What went on at this moment in the archdeacon’s dark soul? God and himself alone knew.
According to what fatal order did he dispose in his thoughts Esmeralda, Phœbus, Jacques Charmolue, his young brother, so greatly loved, deserted by him in the mud, his archdeacon’s gown, perhaps his reputation, dragged through the mire of La Falourdel’s abode,—all these images, all these adventures? I cannot say; but it is certain that the ideas formed a horrible group in his mind.
He waited a quarter of an hour; he felt as if a century had been added to his age. All at once he heard the boards of the wooden staircase creak; some one was coming up. The trap-door opened; a light appeared. There was a considerable crack in the worm-eaten door of his prison; to this he glued his face. Thus he could see everything that happened in the next room. The cat-faced old woman first rose from the trap-door, lamp in hand; then came Phœbus, twirling his moustache; then a third person,—that lovely, graceful creature, Esmeralda. The priest saw her rise from below like a dazzling apparition. He trembled; a cloud came before his eyes; his veins swelled to bursting; everything swam before him; he saw and heard nothing more.
When he recovered his senses, Phœbus and Esmeralda were alone, seated on the wooden chest beside the lamp, whose light revealed to the archdeacon’s eyes their two youthful figures, and a miserable pallet at the back of the garret.

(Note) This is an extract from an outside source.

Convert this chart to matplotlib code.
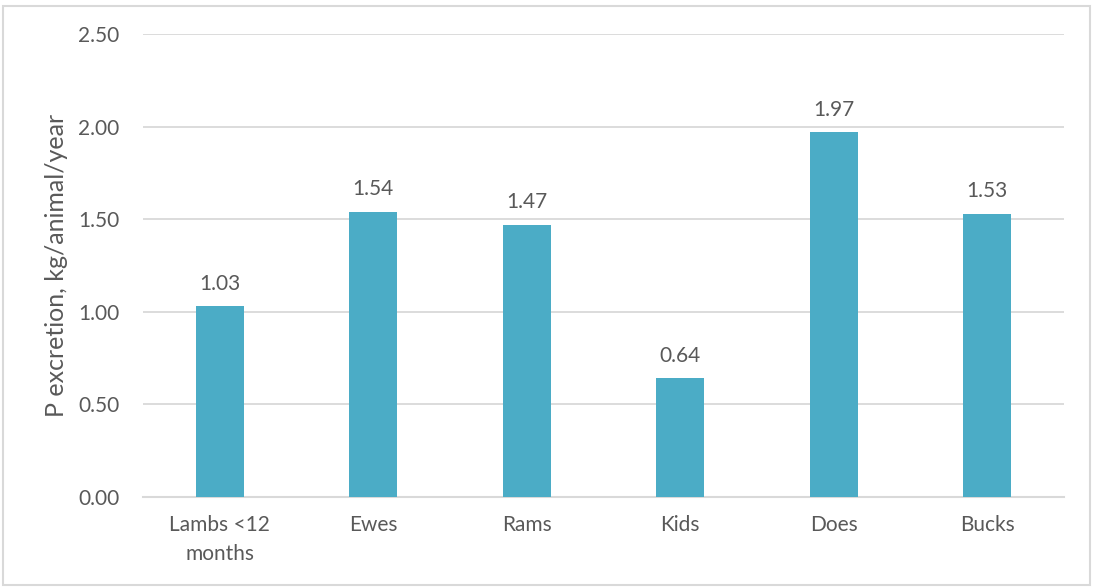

Beside the pallet there was a window, through whose panes, shattered like a cobweb upon which rain has fallen, were seen a patch of sky, and the moon in the distance resting on a bed of soft clouds.
The young girl was blushing and trembling, and confused. Her long, drooping lashes shaded her flushed cheeks. The officer, to whose face she dared not raise her eyes, was radiant. Mechanically, and with a charming awkwardness, she drew meaningless lines on the bench with her finger-tip, and then looked at her finger. Her feet were hidden, for the little goat was lying upon them.
The captain was very gallantly arrayed; at his wrists and neck he wore embroidery, then considered very elegant.
Dom Claude could scarcely hear what they said, for the throbbing of his temples.
Lovers’ talk is very commonplace. It is a perpetual “I love you.” A very bare and very insipid phrase to an indifferent ear, unless adorned with a few grace-notes; but Claude was not an indifferent listener.